What the task requires: Copy verbatim the material from its first line to the line that holds "const legendX = [317, 370, 436];", including that line.

--- START Data ---

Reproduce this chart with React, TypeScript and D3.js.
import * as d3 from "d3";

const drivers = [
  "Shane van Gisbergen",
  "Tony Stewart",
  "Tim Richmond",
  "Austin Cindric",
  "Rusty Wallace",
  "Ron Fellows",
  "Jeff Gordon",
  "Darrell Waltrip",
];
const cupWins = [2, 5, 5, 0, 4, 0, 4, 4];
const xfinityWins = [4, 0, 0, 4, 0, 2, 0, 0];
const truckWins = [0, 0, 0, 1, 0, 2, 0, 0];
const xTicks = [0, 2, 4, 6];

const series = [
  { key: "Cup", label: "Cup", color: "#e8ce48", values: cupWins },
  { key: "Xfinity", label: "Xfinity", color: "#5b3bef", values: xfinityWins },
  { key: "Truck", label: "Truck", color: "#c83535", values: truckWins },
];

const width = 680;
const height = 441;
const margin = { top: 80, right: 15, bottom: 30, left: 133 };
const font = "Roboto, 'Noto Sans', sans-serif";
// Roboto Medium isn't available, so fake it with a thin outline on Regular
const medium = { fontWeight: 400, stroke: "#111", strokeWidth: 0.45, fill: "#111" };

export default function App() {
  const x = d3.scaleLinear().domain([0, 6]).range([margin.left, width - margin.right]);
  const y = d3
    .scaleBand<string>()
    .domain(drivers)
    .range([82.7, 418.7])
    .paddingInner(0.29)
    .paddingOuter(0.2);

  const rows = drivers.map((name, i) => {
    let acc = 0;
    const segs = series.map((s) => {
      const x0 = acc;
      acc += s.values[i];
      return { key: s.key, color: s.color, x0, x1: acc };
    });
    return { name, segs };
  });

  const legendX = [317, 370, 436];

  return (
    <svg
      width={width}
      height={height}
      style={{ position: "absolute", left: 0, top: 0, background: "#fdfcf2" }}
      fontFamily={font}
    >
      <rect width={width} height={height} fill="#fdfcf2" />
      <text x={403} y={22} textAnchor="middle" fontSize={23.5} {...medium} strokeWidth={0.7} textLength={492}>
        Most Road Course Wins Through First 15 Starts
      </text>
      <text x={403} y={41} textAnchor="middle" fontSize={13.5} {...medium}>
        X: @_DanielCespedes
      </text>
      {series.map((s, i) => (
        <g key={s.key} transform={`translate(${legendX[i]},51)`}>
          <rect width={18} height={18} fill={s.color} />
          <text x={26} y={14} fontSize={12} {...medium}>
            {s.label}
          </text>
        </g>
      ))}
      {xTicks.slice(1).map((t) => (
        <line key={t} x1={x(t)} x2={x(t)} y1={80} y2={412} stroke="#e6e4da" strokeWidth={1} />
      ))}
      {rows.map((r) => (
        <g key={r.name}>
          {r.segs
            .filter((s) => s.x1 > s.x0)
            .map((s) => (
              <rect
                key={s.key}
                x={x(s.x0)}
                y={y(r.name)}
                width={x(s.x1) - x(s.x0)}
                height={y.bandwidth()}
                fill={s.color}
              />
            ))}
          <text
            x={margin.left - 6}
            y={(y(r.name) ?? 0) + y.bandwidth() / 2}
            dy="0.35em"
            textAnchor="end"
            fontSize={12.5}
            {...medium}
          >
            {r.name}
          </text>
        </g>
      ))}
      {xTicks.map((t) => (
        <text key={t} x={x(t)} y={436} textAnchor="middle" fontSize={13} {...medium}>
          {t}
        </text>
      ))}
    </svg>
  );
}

--- END Data ---

Solution to this problem:
Reproduce this chart with React, TypeScript and D3.js.
import * as d3 from "d3";

const drivers = [
  "Shane van Gisbergen",
  "Tony Stewart",
  "Tim Richmond",
  "Austin Cindric",
  "Rusty Wallace",
  "Ron Fellows",
  "Jeff Gordon",
  "Darrell Waltrip",
];
const cupWins = [2, 5, 5, 0, 4, 0, 4, 4];
const xfinityWins = [4, 0, 0, 4, 0, 2, 0, 0];
const truckWins = [0, 0, 0, 1, 0, 2, 0, 0];
const xTicks = [0, 2, 4, 6];

const series = [
  { key: "Cup", label: "Cup", color: "#e8ce48", values: cupWins },
  { key: "Xfinity", label: "Xfinity", color: "#5b3bef", values: xfinityWins },
  { key: "Truck", label: "Truck", color: "#c83535", values: truckWins },
];

const width = 680;
const height = 441;
const margin = { top: 80, right: 15, bottom: 30, left: 133 };
const font = "Roboto, 'Noto Sans', sans-serif";
// Roboto Medium isn't available, so fake it with a thin outline on Regular
const medium = { fontWeight: 400, stroke: "#111", strokeWidth: 0.45, fill: "#111" };

export default function App() {
  const x = d3.scaleLinear().domain([0, 6]).range([margin.left, width - margin.right]);
  const y = d3
    .scaleBand<string>()
    .domain(drivers)
    .range([82.7, 418.7])
    .paddingInner(0.29)
    .paddingOuter(0.2);

  const rows = drivers.map((name, i) => {
    let acc = 0;
    const segs = series.map((s) => {
      const x0 = acc;
      acc += s.values[i];
      return { key: s.key, color: s.color, x0, x1: acc };
    });
    return { name, segs };
  });

  const legendX = [317, 370, 436];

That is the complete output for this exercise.